The advisory sets out aggressive reporting requirements for FRFIs. An FRFI must notify its lead supervisor as promptly as possible but no later than 72 hours after determining a technology or cybersecurity incident meets the incident characteristics in the advisory. 

This fixed notification period is in contrast to the mandatory data breach or breach-of-security-safeguards reporting standard set out in PIPEDA, which compels organizations to notify the OPC, individuals and third-party organizations of breaches of security safeguards “as soon as feasible” after it has determined that the breach creates a real risk of significant harm to an individual.

In addition to the foregoing notification requirements, FRFIs are also expected to notify When reporting a technology or cybersecurity incident to OSFI, an FRFI must do so in writing electronically or by paper. If specific details are unavailable at the time of the initial report, the FRFI must indicate “information not yet available” and the FRFI is expected to provide best-known estimates and all other details available at the time.

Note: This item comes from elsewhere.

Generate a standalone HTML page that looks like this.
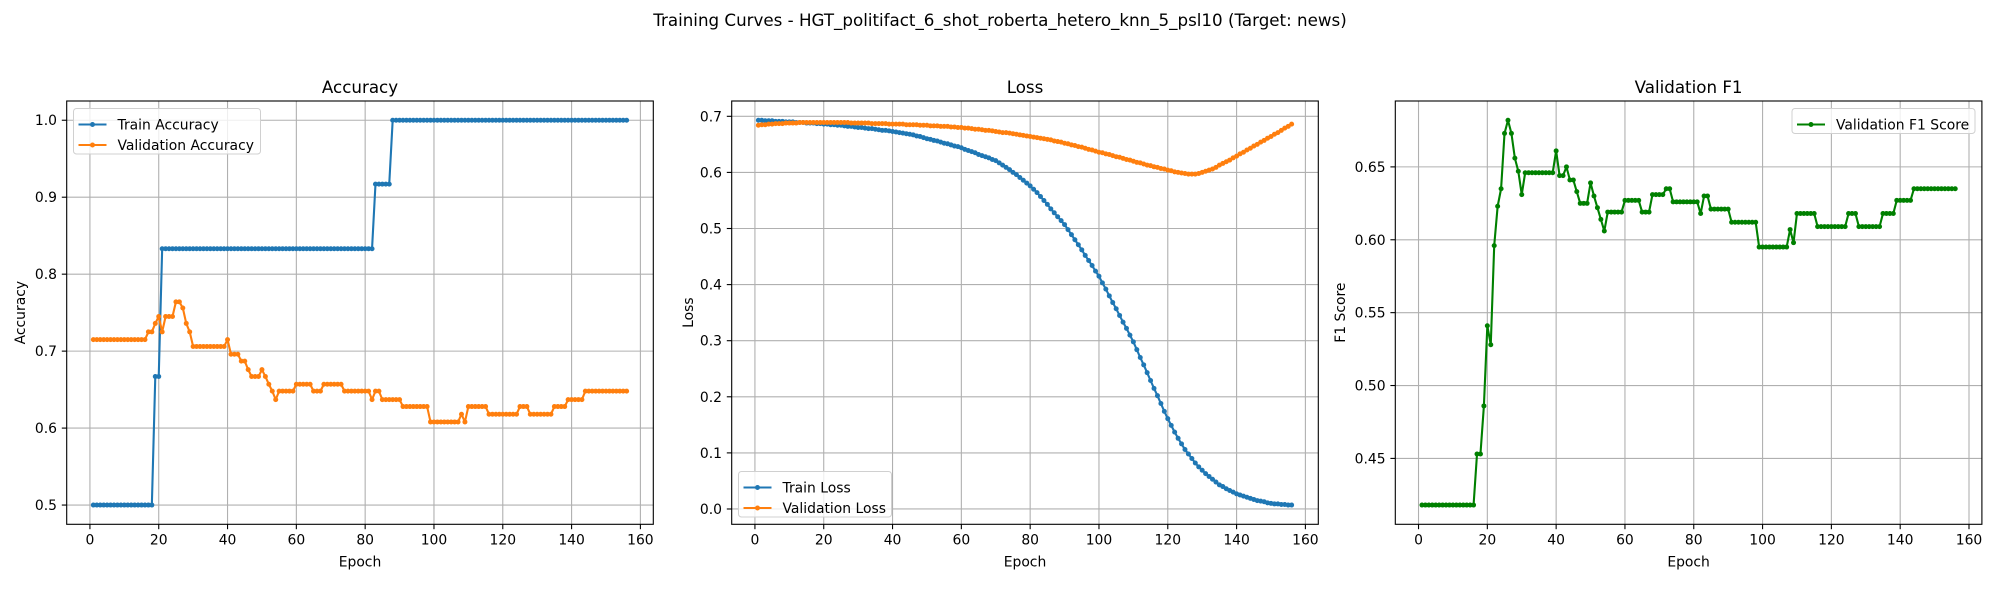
<!DOCTYPE html>
<html><head><meta charset="utf-8"><style>
html,body{margin:0;padding:0;background:#fff;}
svg{display:block;font-family:"DejaVu Sans","Liberation Sans",sans-serif;}
</style></head><body>
<svg id="fig" width="2000" height="600" viewBox="0 0 2000 600" xmlns="http://www.w3.org/2000/svg">
<rect width="2000" height="600" fill="#fff"/>
<text x="1000" y="26" text-anchor="middle" font-size="16.7" fill="#000">Training Curves - HGT_politifact_6_shot_roberta_hetero_knn_5_psl10 (Target: news)</text>
</svg>
<script>
const trainAcc = [0.5,0.5,0.5,0.5,0.5,0.5,0.5,0.5,0.5,0.5,0.5,0.5,0.5,0.5,0.5,0.5,0.5,0.5,0.667,0.667,
0.833,0.833,0.833,0.833,0.833,0.833,0.833,0.833,0.833,0.833,0.833,0.833,0.833,0.833,0.833,0.833,0.833,0.833,0.833,0.833,
0.833,0.833,0.833,0.833,0.833,0.833,0.833,0.833,0.833,0.833,0.833,0.833,0.833,0.833,0.833,0.833,0.833,0.833,0.833,0.833,
0.833,0.833,0.833,0.833,0.833,0.833,0.833,0.833,0.833,0.833,0.833,0.833,0.833,0.833,0.833,0.833,0.833,0.833,0.833,0.833,
0.833,0.833,0.917,0.917,0.917,0.917,0.917,1,1,1,1,1,1,1,1,1,1,1,1,1,
1,1,1,1,1,1,1,1,1,1,1,1,1,1,1,1,1,1,1,1,
1,1,1,1,1,1,1,1,1,1,1,1,1,1,1,1,1,1,1,1,
1,1,1,1,1,1,1,1,1,1,1,1,1,1,1,1];
const valAcc = [0.715,0.715,0.715,0.715,0.715,0.715,0.715,0.715,0.715,0.715,0.715,0.715,0.715,0.715,0.715,0.715,0.725,0.725,0.736,0.745,
0.725,0.745,0.745,0.745,0.764,0.764,0.756,0.736,0.725,0.706,0.706,0.706,0.706,0.706,0.706,0.706,0.706,0.706,0.706,0.715,
0.696,0.696,0.696,0.687,0.687,0.676,0.667,0.667,0.667,0.676,0.667,0.657,0.648,0.637,0.648,0.648,0.648,0.648,0.648,0.657,
0.657,0.657,0.657,0.657,0.648,0.648,0.648,0.657,0.657,0.657,0.657,0.657,0.657,0.648,0.648,0.648,0.648,0.648,0.648,0.648,
0.648,0.637,0.648,0.648,0.637,0.637,0.637,0.637,0.637,0.637,0.628,0.628,0.628,0.628,0.628,0.628,0.628,0.628,0.608,0.608,
0.608,0.608,0.608,0.608,0.608,0.608,0.608,0.618,0.608,0.628,0.628,0.628,0.628,0.628,0.628,0.618,0.618,0.618,0.618,0.618,
0.618,0.618,0.618,0.618,0.628,0.628,0.628,0.618,0.618,0.618,0.618,0.618,0.618,0.618,0.628,0.628,0.628,0.628,0.637,0.637,
0.637,0.637,0.637,0.648,0.648,0.648,0.648,0.648,0.648,0.648,0.648,0.648,0.648,0.648,0.648,0.648];
const trainLoss = [0.693,0.693,0.692,0.692,0.692,0.691,0.691,0.691,0.690,0.690,
0.690,0.689,0.689,0.689,0.688,0.688,0.688,0.687,0.687,0.686,
0.686,0.685,0.685,0.684,0.684,0.683,0.682,0.682,0.681,0.680,
0.680,0.679,0.678,0.678,0.677,0.676,0.675,0.675,0.674,0.673,
0.672,0.671,0.670,0.669,0.668,0.667,0.665,0.664,0.662,0.660,
0.659,0.657,0.656,0.654,0.652,0.651,0.649,0.647,0.646,0.644,
0.641,0.639,0.637,0.635,0.632,0.630,0.628,0.626,0.623,0.621,
0.617,0.613,0.609,0.605,0.600,0.596,0.591,0.586,0.581,0.576,
0.570,0.564,0.557,0.550,0.543,0.535,0.528,0.521,0.514,0.507,
0.498,0.489,0.480,0.471,0.462,0.452,0.443,0.434,0.424,0.415,
0.403,0.392,0.380,0.368,0.357,0.345,0.333,0.322,0.310,0.298,
0.284,0.270,0.257,0.243,0.229,0.215,0.202,0.188,0.174,0.161,
0.149,0.137,0.126,0.116,0.106,0.098,0.090,0.082,0.075,0.069,
0.063,0.058,0.053,0.048,0.043,0.040,0.036,0.033,0.030,0.027,
0.025,0.023,0.021,0.019,0.017,0.015,0.014,0.013,0.011,0.010,
0.009,0.009,0.008,0.008,0.007,0.007];
const valLoss = [0.684,0.685,0.685,0.686,0.686,0.687,0.687,0.687,0.688,0.688,
0.688,0.688,0.689,0.689,0.689,0.689,0.689,0.689,0.689,0.689,
0.689,0.689,0.689,0.689,0.689,0.689,0.689,0.688,0.688,0.688,
0.688,0.688,0.688,0.687,0.687,0.687,0.687,0.687,0.686,0.686,
0.686,0.686,0.686,0.685,0.685,0.685,0.685,0.684,0.684,0.684,
0.683,0.683,0.683,0.682,0.682,0.682,0.681,0.681,0.680,0.680,
0.679,0.679,0.678,0.677,0.677,0.676,0.675,0.675,0.674,0.673,
0.672,0.671,0.671,0.670,0.669,0.668,0.667,0.666,0.665,0.664,
0.663,0.662,0.661,0.660,0.659,0.658,0.656,0.655,0.654,0.652,
0.651,0.649,0.648,0.646,0.645,0.643,0.641,0.640,0.638,0.636,
0.635,0.633,0.632,0.630,0.628,0.627,0.625,0.623,0.622,0.620,
0.618,0.617,0.615,0.613,0.612,0.610,0.609,0.607,0.606,0.604,
0.603,0.601,0.600,0.599,0.598,0.597,0.597,0.597,0.598,0.600,
0.602,0.604,0.606,0.609,0.613,0.616,0.619,0.622,0.626,0.629,
0.633,0.636,0.640,0.643,0.647,0.650,0.654,0.657,0.661,0.664,
0.668,0.671,0.675,0.679,0.682,0.686];
const valF1 = [0.418,0.418,0.418,0.418,0.418,0.418,0.418,0.418,0.418,0.418,0.418,0.418,0.418,0.418,0.418,0.418,0.453,0.453,0.486,0.541,
0.528,0.596,0.623,0.635,0.673,0.682,0.673,0.656,0.647,0.631,0.646,0.646,0.646,0.646,0.646,0.646,0.646,0.646,0.646,0.661,
0.644,0.644,0.650,0.641,0.641,0.633,0.625,0.625,0.625,0.639,0.630,0.622,0.614,0.606,0.619,0.619,0.619,0.619,0.619,0.627,
0.627,0.627,0.627,0.627,0.619,0.619,0.619,0.631,0.631,0.631,0.631,0.635,0.635,0.626,0.626,0.626,0.626,0.626,0.626,0.626,
0.626,0.618,0.630,0.630,0.621,0.621,0.621,0.621,0.621,0.621,0.612,0.612,0.612,0.612,0.612,0.612,0.612,0.612,0.595,0.595,
0.595,0.595,0.595,0.595,0.595,0.595,0.595,0.607,0.598,0.618,0.618,0.618,0.618,0.618,0.618,0.609,0.609,0.609,0.609,0.609,
0.609,0.609,0.609,0.609,0.618,0.618,0.618,0.609,0.609,0.609,0.609,0.609,0.609,0.609,0.618,0.618,0.618,0.618,0.627,0.627,
0.627,0.627,0.627,0.635,0.635,0.635,0.635,0.635,0.635,0.635,0.635,0.635,0.635,0.635,0.635,0.635];
const xTicks = [0,20,40,60,80,100,120,140,160];
const accTicks = [0.5,0.6,0.7,0.8,0.9,1.0];
const accTickLabels = ["0.5","0.6","0.7","0.8","0.9","1.0"];
const lossTicks = [0,0.1,0.2,0.3,0.4,0.5,0.6,0.7];
const lossTickLabels = ["0.0","0.1","0.2","0.3","0.4","0.5","0.6","0.7"];
const f1Ticks = [0.45,0.5,0.55,0.6,0.65];
const f1TickLabels = ["0.45","0.50","0.55","0.60","0.65"];

const NS = "http://www.w3.org/2000/svg";
const svg = document.getElementById('fig');
function mk(tag, attrs, parent){const e=document.createElementNS(NS,tag);for(const k in attrs)e.setAttribute(k,attrs[k]);(parent||svg).appendChild(e);return e;}
const TOP=101, BOT=524.3, W=586.6, MR=2.5;

function panel(o){
  const g = mk('g',{});
  
  
  const L=o.left, R=L+W;
  let mn=Infinity,mx=-Infinity;
  o.series.forEach(s=>s.data.forEach(v=>{mn=Math.min(mn,v);mx=Math.max(mx,v);}));
  const n=o.series[0].data.length;
  const xr=n-1, x0=1-0.05*xr, x1=n+0.05*xr;
  const yr=mx-mn, y0=mn-0.05*yr, y1=mx+0.05*yr;
  const X=v=>L+(v-x0)/(x1-x0)*W;
  const Y=v=>BOT-(v-y0)/(y1-y0)*(BOT-TOP);
  xTicks.forEach(t=>{const x=X(t);if(x<L-0.5||x>R+0.5)return;
    const ln=mk('line',{x1:x,x2:x,y1:TOP,y2:BOT,stroke:'#b0b0b0','stroke-width':1.1},g);
    
    
    mk('line',{x1:x,x2:x,y1:BOT,y2:BOT+4.9,stroke:'#000','stroke-width':1.1},g);
    const tx=mk('text',{x:x,y:BOT+20,'text-anchor':'middle','font-size':13.9,fill:'#000'},g);
    tx.textContent=String(t);
    
    
  });
  o.yTicks.forEach((t,i)=>{const y=Y(t);
    const ln=mk('line',{x1:L,x2:R,y1:y,y2:y,stroke:'#b0b0b0','stroke-width':1.1},g);
    
    
    mk('line',{x1:L-4.9,x2:L,y1:y,y2:y,stroke:'#000','stroke-width':1.1},g);
    const tx=mk('text',{x:L-9.7,y:y+5,'text-anchor':'end','font-size':13.9,fill:'#000'},g);
    tx.textContent=o.yLabels[i];
    
    
  });
  o.series.forEach(s=>{
    const sg=mk('g',{},g);
    
    
    const pts=s.data.map((v,i)=>X(i+1).toFixed(2)+','+Y(v).toFixed(2)).join(' ');
    mk('polyline',{points:pts,fill:'none',stroke:s.color,'stroke-width':2.1,'stroke-linejoin':'round'},sg);
    s.data.forEach((v,i)=>{
      const c=mk('circle',{cx:X(i+1),cy:Y(v),r:MR,fill:s.color},sg);
      
      
    });
  });
  const fr=mk('rect',{x:L,y:TOP,width:W,height:BOT-TOP,fill:'none',stroke:'#000','stroke-width':1.1},g);
  
  
  const ti=mk('text',{x:L+W/2,y:TOP-8,'text-anchor':'middle','font-size':16.7,fill:'#000'},g);
  ti.textContent=o.title;
  
  
  const xl=mk('text',{x:L+W/2,y:BOT+42,'text-anchor':'middle','font-size':13.9,fill:'#000'},g);
  xl.textContent='Epoch';
  
  
  const yl=mk('text',{x:0,y:0,'text-anchor':'middle','font-size':13.9,fill:'#000',transform:`translate(${o.ylabX},${(TOP+BOT)/2}) rotate(-90)`},g);
  yl.textContent=o.ylabel;
  
  
  const lg=mk('g',{},g);
  
  
  const lb=o.legend;
  mk('rect',{x:lb.x,y:lb.y,width:lb.w,height:lb.h,rx:3,fill:'#fff','fill-opacity':0.8,stroke:'#d0d0d0','stroke-width':1},lg);
  o.series.forEach((s,i)=>{
    const ey=lb.y+16+i*20.5;
    const eg=mk('g',{},lg);
    
    
    mk('line',{x1:lb.x+5,x2:lb.x+33,y1:ey,y2:ey,stroke:s.color,'stroke-width':2.1},eg);
    mk('circle',{cx:lb.x+19,cy:ey,r:MR,fill:s.color},eg);
    const t=mk('text',{x:lb.x+44,y:ey+5,'font-size':13.9,fill:'#000'},eg);
    t.textContent=s.label;
  });
}
panel({name:'accuracy-panel',left:66.7,title:'Accuracy',ylabel:'Accuracy',ylabX:25,yTicks:accTicks,yLabels:accTickLabels,
  series:[{key:'train-accuracy-line',label:'Train Accuracy',color:'#1f77b4',data:trainAcc},
          {key:'validation-accuracy-line',label:'Validation Accuracy',color:'#ff7f0e',data:valAcc}],
  legend:{x:73.5,y:108.5,w:187,h:45.5}});
panel({name:'loss-panel',left:731.7,title:'Loss',ylabel:'Loss',ylabX:693,yTicks:lossTicks,yLabels:lossTickLabels,
  series:[{key:'train-loss-line',label:'Train Loss',color:'#1f77b4',data:trainLoss},
          {key:'validation-loss-line',label:'Validation Loss',color:'#ff7f0e',data:valLoss}],
  legend:{x:738.5,y:471.5,w:153,h:45.5}});
panel({name:'f1-panel',left:1395.3,title:'Validation F1',ylabel:'F1 Score',ylabX:1345,yTicks:f1Ticks,yLabels:f1TickLabels,
  series:[{key:'validation-f1-line',label:'Validation F1 Score',color:'#008000',data:valF1}],
  legend:{x:1792,y:108.5,w:183,h:25}});
</script>
</body></html>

The notification to OSFI must contain the following details: the date and time the incident was assessed to be material; the date and time and period the incident took place; the incident severity; the incident type (DDoS, malware, data breach, extortion); the incident description, including: known direct/indirect impacts (quantifiable and non-quantifiable) including privacy and financial; known impact to one or more business segment, business unit, line of business or regions, including any third party involved; whether incident originated at a third party or has impact on third-party services and  the number of clients impacted; the primary method used to identify the incident; the current status of incident; the date for internal incident escalation to senior management or board of directors; the mitigation actions taken or planned; known or suspected root cause and  name and contact information for the FRFI incident executive lead and liaison with OSFI. 

Additionally, FRFIs are also required to provide daily updates as new information becomes available and until all material details about the incident have been provided. Depending on the severity, impact and velocity of the incident, the lead supervisor may also request that an FRFI change the method and frequency of subsequent updates. OSFI further expects FRFIs to provide situation updates, including any short-term and long-term remediation actions and plans, until the incident is contained/resolved. Lastly, following incident containment, recovery and closure, the FRFI should report to OSFI on its post-incident review and “lessons learned” (hopefully, there are some). The advisory concludes with a non-exhaustive but useful table that provides some examples of reportable incidents.

What does this new advisory mean for FRFIs? At a minimum, counsel for FRFI’s should review all relevant third-party agreements to ensure that such contracts contain sufficient language to allow the FRFI to comply with its obligations under the advisory, including the detailed notification requirements referenced above as well as the heightened timeframe for reporting technology and cybersecurity incidents. FRFIs will also have to ensure that they have put in place the proper internal policies and procedures (and have adequate personnel) to prepare and submit the detailed incident reports as required by the advisory. As OSFI has given FRFIs a two-month grace period before the advisory comes into effect, it is likely that OSFI also believes that FRFIs may need such time to put those additional processes into effect, train their staff and amend their standard documents as required in order to meet the requirements of this advisory.